El duelo persiste, pero ha pasado a una siguiente fase: tras la aceptación plena de la pérdida, llega el momento de la calma que sucede al desgarro. La búsqueda –en el caso de Nick Cave– de una cierta trascendencia como bálsamo. La luz que emana al final del túnel. Un túnel que a muchos puede parecerles largo (más aún si lo avala una portada más que dudosa), pero algunos mortales no nos atrevemos siquiera a cuestionar. Al fin y al cabo, ¿alguien nació con instrucciones para saber gestionar la muerte y sus tiempos cuando esta irrumpe invirtiendo el curso natural de las cosas, de la forma más cruel posible?
Durante los últimos cuatro años hemos asistido a la necesidad del australiano por comunicarse de forma más directa y empática con su parroquia y con el prójimo en general, y nadie podría culparle. Otra cosa es que el superávit de solemnidad que se gasta en este álbum pueda apabullar, o incluso amodorrar a quien sienta nostalgia de sus brotes de ira en estado puro. Pero él ha cruzado un umbral casi desconocido, escasamente frecuentado por músicos de su talla con las mismas herramientas, y es decisión del oyente el dejarse arrastrar a esa otra dimensión. La recompensa no es (ni mucho menos) magra, pero demanda empatía con un estado de ánimo muy particular, más bien opuesto a los ritmos que marcan nuestro día a día.
En el fondo, se trata de una órbita que comenzó a siluetear en “Push The Sky Away” (13) –aunque entonces ni siquiera lo sabíamos– y que apuntala con este disco, continuación lógica de “Skeleton Tree” (16) y culmen de una tercera vía en su trayectoria –tras emerger como bestia trituradora de mitos del rock and roll y la posterior fase baladística con primacía del piano– que tampoco podía intuirse tras aquel reseteo/síntesis glorioso que fue “Abbatoir Blues/The Lyre Of Orpheus” (04) y el paréntesis de “Dig, Lazarus Dig!!!” (08). Pocos músicos pueden presumir de haber experimentado tres vidas (y de tal solidez) en un mismo cuerpo, a lo largo de tres décadas y media.
“Ghosteen” viene a sublimar de forma imponente la alianza entre Cave y su lugarteniente en la última década, Warren Ellis: la deconstrucción de la vieja fórmula Bad Seeds mediante el uso (habrá a quien le parezca abuso) de sintetizadores gélidos, frecuencias abisales, percusiones reducidas a la mínima expresión y algún arreglo de cuerda muy puntual. La disolución de su corpus instrumental en el éter, muchas veces dando la impresión de que no puedan ir más allá, como si hubieran avistado su particular estación terminal. La parquedad queda, en cualquier caso, compensada por el uso de las voces, tanto la de un Cave más versátil que nunca –que saca un partido impresionante al falsete en composiciones como la majestuosa “Spinning Song” y que emplea un registro para cada corte, como si fueran mundos en sí mismos– como la del espectral coro que las consagra, con la recta final de “Sun Forest” como máxima expresión.

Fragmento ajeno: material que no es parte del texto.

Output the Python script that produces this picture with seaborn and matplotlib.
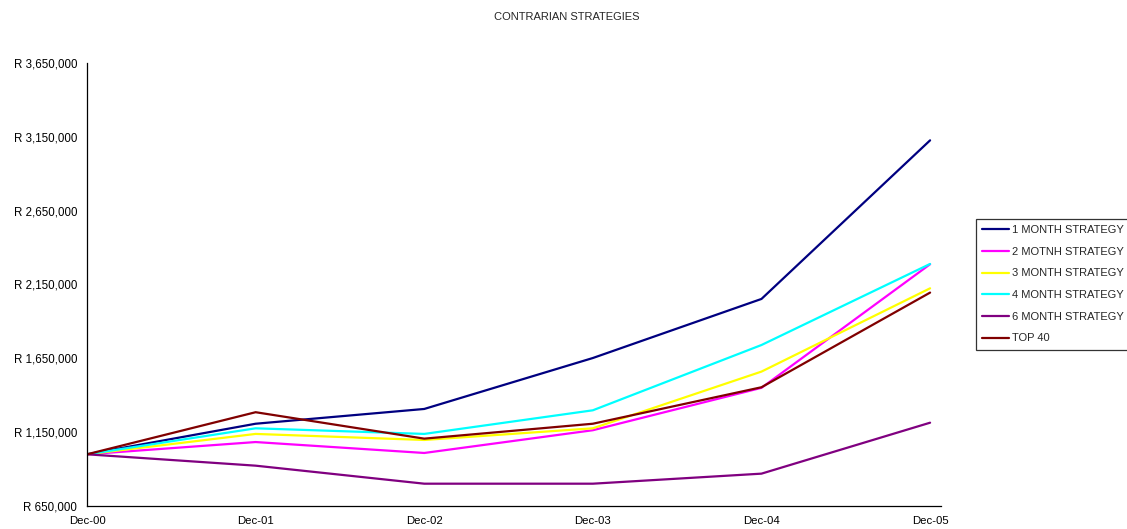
import matplotlib
matplotlib.use("Agg")
import matplotlib.pyplot as plt
import matplotlib.ticker as mticker
import numpy as np
import pandas as pd
import seaborn as sns

# Portfolio values (Rand) at each year end
dates = ["Dec-00", "Dec-01", "Dec-02", "Dec-03", "Dec-04", "Dec-05"]
one_month = [1000000, 1207000, 1307000, 1652000, 2052000, 3126000]
two_month = [1000000, 1083000, 1009000, 1163000, 1450000, 2287000]
three_month = [1000000, 1138000, 1097000, 1176000, 1560000, 2124000]
four_month = [1000000, 1176000, 1138000, 1298000, 1740000, 2289000]
six_month = [1000000, 923000, 801000, 801000, 869000, 1214000]
top40 = [1000000, 1285000, 1106000, 1207000, 1454000, 2095000]

series_names = ["1 MONTH STRATEGY", "2 MOTNH STRATEGY", "3 MONTH STRATEGY",
                "4 MONTH STRATEGY", "6 MONTH STRATEGY", "TOP 40"]
series_values = [one_month, two_month, three_month, four_month, six_month, top40]
colors = ["#000080", "#FF00FF", "#FFFF00", "#00FFFF", "#800080", "#800000"]

frames = []
for name, vals in zip(series_names, series_values):
    frames.append(pd.DataFrame({"pos": np.arange(len(dates)), "value": vals, "series": name}))
df = pd.concat(frames, ignore_index=True)

sns.set_style("white")
plt.rcParams["font.family"] = ["Liberation Sans", "DejaVu Sans"]

fig = plt.figure(figsize=(11.27, 5.29), dpi=100)
ax = fig.add_axes([0.0772, 0.0435, 0.7578, 0.8375])

sns.lineplot(data=df, x="pos", y="value", hue="series", hue_order=series_names,
             palette=colors, linewidth=1.6, ax=ax, legend=True)

ax.set_xlim(0, 5.065)
ax.set_ylim(650000, 3650000)
ax.set_xticks(np.arange(len(dates)))
ax.set_xticklabels(dates)
ax.set_yticks(np.arange(650000, 3650001, 500000))
ax.yaxis.set_major_formatter(mticker.FuncFormatter(lambda v, p: f"R {v:,.0f}"))
ax.set_xlabel("")
ax.set_ylabel("")

for side in ["top", "right"]:
    ax.spines[side].set_visible(False)
for side in ["left", "bottom"]:
    ax.spines[side].set_color("black")
    ax.spines[side].set_linewidth(0.9)
ax.tick_params(axis="both", which="major", direction="out", length=4, width=0.9,
               color="black", labelsize=8.3, labelcolor="black", pad=3)
ax.tick_params(axis="x", pad=3.5, labelsize=8.2)

fig.text(0.503, 0.968, "CONTRARIAN STRATEGIES", ha="center", va="center", fontsize=8)

leg = ax.legend(loc="upper left", bbox_to_anchor=(976 / 1127, 1 - 219 / 529),
                bbox_transform=fig.transFigure, frameon=True, fancybox=False,
                edgecolor="black", fontsize=8, handlelength=2.45, handletextpad=0.2,
                labelspacing=1.05, borderpad=0.55, borderaxespad=0)
leg.get_frame().set_linewidth(0.9)
for line in leg.get_lines():
    line.set_linewidth(1.6)

fig.savefig("out.png", dpi=100)
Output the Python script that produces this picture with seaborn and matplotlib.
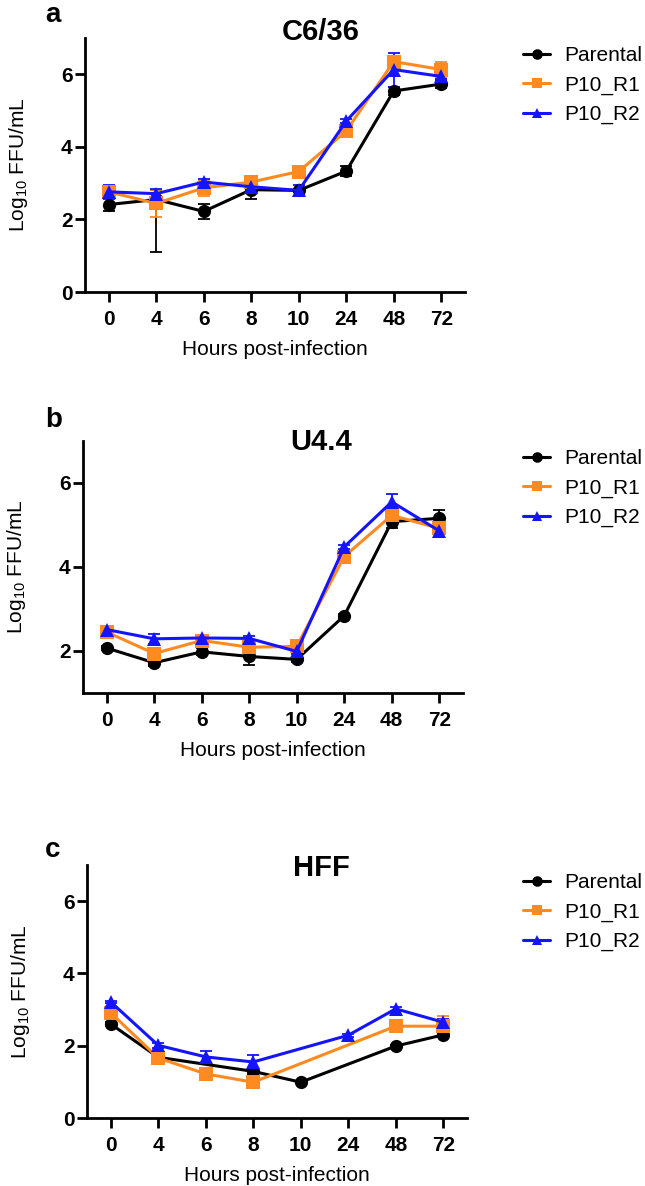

No deja de ser amargamente irónico que un músico que ha jugado durante tantos años con la idea de la muerte a través de las historias que –legadas o de cuño propio– iba ahormando en sus canciones, haya acabado redimensionando su discurso tras la experiencia en carne propia, a veces de forma tan escalofriante. El insospechado trayecto ha terminado acercándole más que nunca a la órbita crepuscular de Scott Walker (e incluso de alumnos aventajados como el Perry Blake del elegiaco “Still Life” de 1999, aunque a algunos les pueda sonar a herejía) en ese inagotable flujo de alimentación con las musas que, como él mismo califica con cierta sorna autoconmiserativa en “Night Raid”, es una incontrolable fuente de creatividad, con la paz mental que enuncia en “Hollywood” como irrenunciable meta personal.